[Problem description]: Leave out the pictures, then reproduce the rest of the material exactly.

[Data shown]:
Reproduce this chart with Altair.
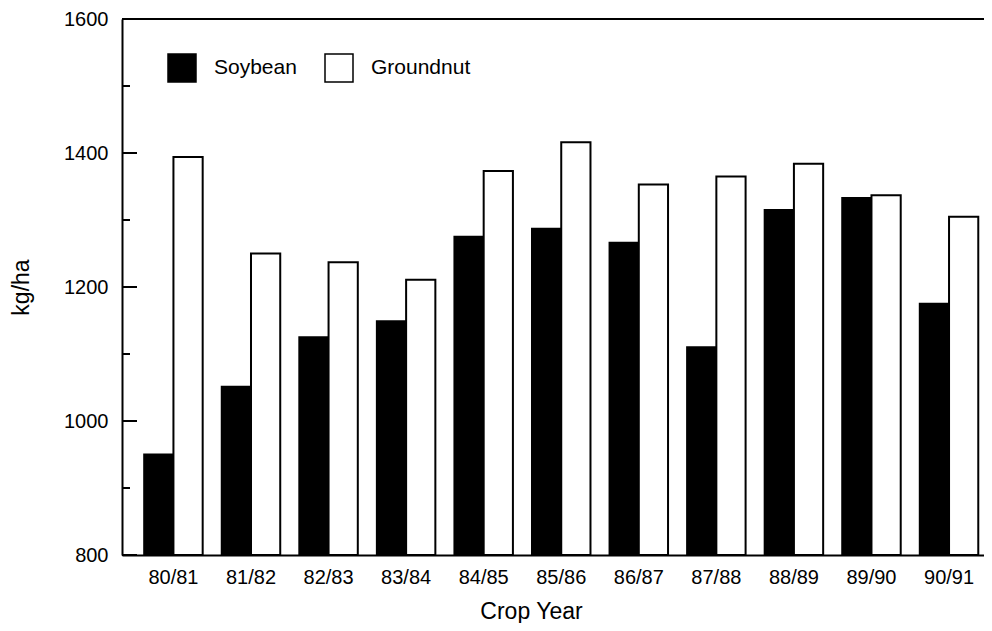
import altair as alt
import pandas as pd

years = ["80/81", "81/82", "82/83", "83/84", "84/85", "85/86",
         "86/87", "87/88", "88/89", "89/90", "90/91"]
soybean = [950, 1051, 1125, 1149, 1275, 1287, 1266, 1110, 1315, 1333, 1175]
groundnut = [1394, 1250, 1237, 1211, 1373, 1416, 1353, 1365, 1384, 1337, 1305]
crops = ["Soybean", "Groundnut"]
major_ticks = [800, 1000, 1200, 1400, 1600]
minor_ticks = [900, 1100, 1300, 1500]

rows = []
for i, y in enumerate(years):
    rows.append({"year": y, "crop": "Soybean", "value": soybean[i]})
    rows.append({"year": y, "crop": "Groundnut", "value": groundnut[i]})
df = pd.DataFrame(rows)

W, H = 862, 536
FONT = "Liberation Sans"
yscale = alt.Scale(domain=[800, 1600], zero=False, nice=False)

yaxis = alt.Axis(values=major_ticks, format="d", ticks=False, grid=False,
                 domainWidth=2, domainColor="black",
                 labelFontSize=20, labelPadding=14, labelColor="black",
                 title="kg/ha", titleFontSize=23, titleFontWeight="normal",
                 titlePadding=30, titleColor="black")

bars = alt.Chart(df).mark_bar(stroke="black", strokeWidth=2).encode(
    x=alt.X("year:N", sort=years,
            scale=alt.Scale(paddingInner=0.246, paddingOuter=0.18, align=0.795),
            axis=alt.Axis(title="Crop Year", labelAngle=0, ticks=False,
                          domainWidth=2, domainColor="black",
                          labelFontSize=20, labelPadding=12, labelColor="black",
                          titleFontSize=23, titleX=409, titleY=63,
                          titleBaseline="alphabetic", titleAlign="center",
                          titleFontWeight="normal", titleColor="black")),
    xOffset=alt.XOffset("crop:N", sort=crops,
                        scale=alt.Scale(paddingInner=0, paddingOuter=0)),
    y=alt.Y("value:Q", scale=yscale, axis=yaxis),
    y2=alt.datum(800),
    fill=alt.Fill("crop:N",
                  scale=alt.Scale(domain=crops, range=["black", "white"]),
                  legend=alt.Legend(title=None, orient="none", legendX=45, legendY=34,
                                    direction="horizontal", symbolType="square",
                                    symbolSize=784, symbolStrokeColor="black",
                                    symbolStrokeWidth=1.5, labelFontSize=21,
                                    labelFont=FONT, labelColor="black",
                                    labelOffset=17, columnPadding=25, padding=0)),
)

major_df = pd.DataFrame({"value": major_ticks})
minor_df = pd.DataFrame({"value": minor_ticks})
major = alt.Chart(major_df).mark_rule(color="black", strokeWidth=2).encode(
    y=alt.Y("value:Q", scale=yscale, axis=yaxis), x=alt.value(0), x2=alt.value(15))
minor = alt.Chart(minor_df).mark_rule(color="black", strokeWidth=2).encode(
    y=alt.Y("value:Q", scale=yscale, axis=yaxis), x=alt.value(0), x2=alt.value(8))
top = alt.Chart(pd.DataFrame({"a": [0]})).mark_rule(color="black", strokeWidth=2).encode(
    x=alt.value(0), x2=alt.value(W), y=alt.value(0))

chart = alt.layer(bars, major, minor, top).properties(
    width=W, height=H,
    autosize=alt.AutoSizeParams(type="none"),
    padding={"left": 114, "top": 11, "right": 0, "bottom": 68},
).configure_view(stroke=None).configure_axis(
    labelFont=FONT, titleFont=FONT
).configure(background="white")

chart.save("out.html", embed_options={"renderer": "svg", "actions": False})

[In response]:
Reproduce this chart with Altair.
import altair as alt
import pandas as pd

years = ["80/81", "81/82", "82/83", "83/84", "84/85", "85/86",
         "86/87", "87/88", "88/89", "89/90", "90/91"]
soybean = [950, 1051, 1125, 1149, 1275, 1287, 1266, 1110, 1315, 1333, 1175]
groundnut = [1394, 1250, 1237, 1211, 1373, 1416, 1353, 1365, 1384, 1337, 1305]
crops = ["Soybean", "Groundnut"]
major_ticks = [800, 1000, 1200, 1400, 1600]
minor_ticks = [900, 1100, 1300, 1500]

rows = []
for i, y in enumerate(years):
    rows.append({"year": y, "crop": "Soybean", "value": soybean[i]})
    rows.append({"year": y, "crop": "Groundnut", "value": groundnut[i]})
df = pd.DataFrame(rows)

W, H = 862, 536
FONT = "Liberation Sans"
yscale = alt.Scale(domain=[800, 1600], zero=False, nice=False)

yaxis = alt.Axis(values=major_ticks, format="d", ticks=False, grid=False,
                 domainWidth=2, domainColor="black",
                 labelFontSize=20, labelPadding=14, labelColor="black",
                 title="kg/ha", titleFontSize=23, titleFontWeight="normal",
                 titlePadding=30, titleColor="black")

bars = alt.Chart(df).mark_bar(stroke="black", strokeWidth=2).encode(
    x=alt.X("year:N", sort=years,
            scale=alt.Scale(paddingInner=0.246, paddingOuter=0.18, align=0.795),
            axis=alt.Axis(title="Crop Year", labelAngle=0, ticks=False,
                          domainWidth=2, domainColor="black",
                          labelFontSize=20, labelPadding=12, labelColor="black",
                          titleFontSize=23, titleX=409, titleY=63,
                          titleBaseline="alphabetic", titleAlign="center",
                          titleFontWeight="normal", titleColor="black")),
    xOffset=alt.XOffset("crop:N", sort=crops,
                        scale=alt.Scale(paddingInner=0, paddingOuter=0)),
    y=alt.Y("value:Q", scale=yscale, axis=yaxis),
    y2=alt.datum(800),
    fill=alt.Fill("crop:N",
                  scale=alt.Scale(domain=crops, range=["black", "white"]),
                  legend=alt.Legend(title=None, orient="none", legendX=45, legendY=34,
                                    direction="horizontal", symbolType="square",
                                    symbolSize=784, symbolStrokeColor="black",
                                    symbolStrokeWidth=1.5, labelFontSize=21,
                                    labelFont=FONT, labelColor="black",
                                    labelOffset=17, columnPadding=25, padding=0)),
)

major_df = pd.DataFrame({"value": major_ticks})
minor_df = pd.DataFrame({"value": minor_ticks})
major = alt.Chart(major_df).mark_rule(color="black", strokeWidth=2).encode(
    y=alt.Y("value:Q", scale=yscale, axis=yaxis), x=alt.value(0), x2=alt.value(15))
minor = alt.Chart(minor_df).mark_rule(color="black", strokeWidth=2).encode(
    y=alt.Y("value:Q", scale=yscale, axis=yaxis), x=alt.value(0), x2=alt.value(8))
top = alt.Chart(pd.DataFrame({"a": [0]})).mark_rule(color="black", strokeWidth=2).encode(
    x=alt.value(0), x2=alt.value(W), y=alt.value(0))

chart = alt.layer(bars, major, minor, top).properties(
    width=W, height=H,
    autosize=alt.AutoSizeParams(type="none"),
    padding={"left": 114, "top": 11, "right": 0, "bottom": 68},
).configure_view(stroke=None).configure_axis(
    labelFont=FONT, titleFont=FONT
).configure(background="white")

chart.save("out.html", embed_options={"renderer": "svg", "actions": False})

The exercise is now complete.